[Given instruction] Work out how many lines in the listing below include the word "that". Give nothing but the number.

[Listed records]
•••••
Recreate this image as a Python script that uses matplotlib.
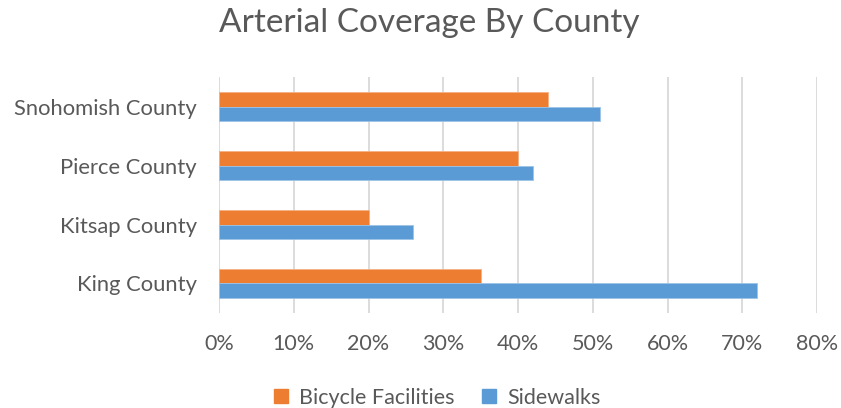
•••••
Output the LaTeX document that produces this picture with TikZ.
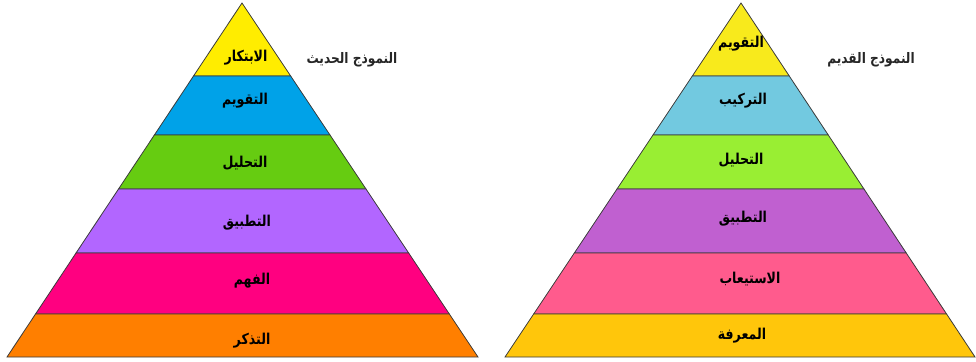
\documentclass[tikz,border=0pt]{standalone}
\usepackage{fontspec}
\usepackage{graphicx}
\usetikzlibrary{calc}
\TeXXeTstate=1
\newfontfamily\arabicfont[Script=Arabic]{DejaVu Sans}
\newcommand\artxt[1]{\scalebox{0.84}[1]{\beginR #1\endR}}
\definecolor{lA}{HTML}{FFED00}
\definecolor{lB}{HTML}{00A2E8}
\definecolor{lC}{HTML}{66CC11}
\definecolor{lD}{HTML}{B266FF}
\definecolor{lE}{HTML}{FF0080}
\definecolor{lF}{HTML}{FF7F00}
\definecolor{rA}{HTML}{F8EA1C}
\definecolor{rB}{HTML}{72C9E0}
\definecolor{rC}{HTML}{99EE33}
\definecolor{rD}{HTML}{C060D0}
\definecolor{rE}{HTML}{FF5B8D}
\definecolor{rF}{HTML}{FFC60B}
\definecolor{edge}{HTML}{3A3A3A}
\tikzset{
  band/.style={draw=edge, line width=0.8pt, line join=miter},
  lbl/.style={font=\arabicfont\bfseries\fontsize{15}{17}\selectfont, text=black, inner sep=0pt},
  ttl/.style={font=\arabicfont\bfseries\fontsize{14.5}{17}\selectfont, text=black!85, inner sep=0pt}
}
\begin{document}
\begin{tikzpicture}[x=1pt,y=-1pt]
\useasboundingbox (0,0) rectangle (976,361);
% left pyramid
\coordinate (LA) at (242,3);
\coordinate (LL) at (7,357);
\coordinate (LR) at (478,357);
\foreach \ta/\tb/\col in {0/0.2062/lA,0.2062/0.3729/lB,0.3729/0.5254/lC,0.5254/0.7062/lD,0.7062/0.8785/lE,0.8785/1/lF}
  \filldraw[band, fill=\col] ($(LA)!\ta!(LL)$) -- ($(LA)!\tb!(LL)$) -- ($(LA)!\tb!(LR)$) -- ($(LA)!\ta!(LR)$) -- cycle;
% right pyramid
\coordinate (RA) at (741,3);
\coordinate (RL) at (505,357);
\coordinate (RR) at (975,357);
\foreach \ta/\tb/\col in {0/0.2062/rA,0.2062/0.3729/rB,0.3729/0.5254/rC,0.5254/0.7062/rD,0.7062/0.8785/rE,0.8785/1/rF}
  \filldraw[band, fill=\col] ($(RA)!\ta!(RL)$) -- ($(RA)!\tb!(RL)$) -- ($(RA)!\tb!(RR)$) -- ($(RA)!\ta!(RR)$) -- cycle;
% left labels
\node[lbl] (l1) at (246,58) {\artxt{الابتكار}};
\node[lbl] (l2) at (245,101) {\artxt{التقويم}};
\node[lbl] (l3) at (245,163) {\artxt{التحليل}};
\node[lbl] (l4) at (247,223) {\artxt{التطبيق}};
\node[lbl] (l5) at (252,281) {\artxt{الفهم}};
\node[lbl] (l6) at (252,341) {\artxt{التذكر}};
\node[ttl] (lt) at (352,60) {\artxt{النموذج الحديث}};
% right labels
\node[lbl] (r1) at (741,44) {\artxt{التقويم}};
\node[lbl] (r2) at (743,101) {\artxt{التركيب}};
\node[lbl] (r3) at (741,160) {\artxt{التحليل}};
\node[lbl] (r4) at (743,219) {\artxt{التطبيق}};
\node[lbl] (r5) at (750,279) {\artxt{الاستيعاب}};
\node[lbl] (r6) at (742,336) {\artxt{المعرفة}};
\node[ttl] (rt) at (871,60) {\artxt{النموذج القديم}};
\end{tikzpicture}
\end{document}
•••••
[Written answer] 2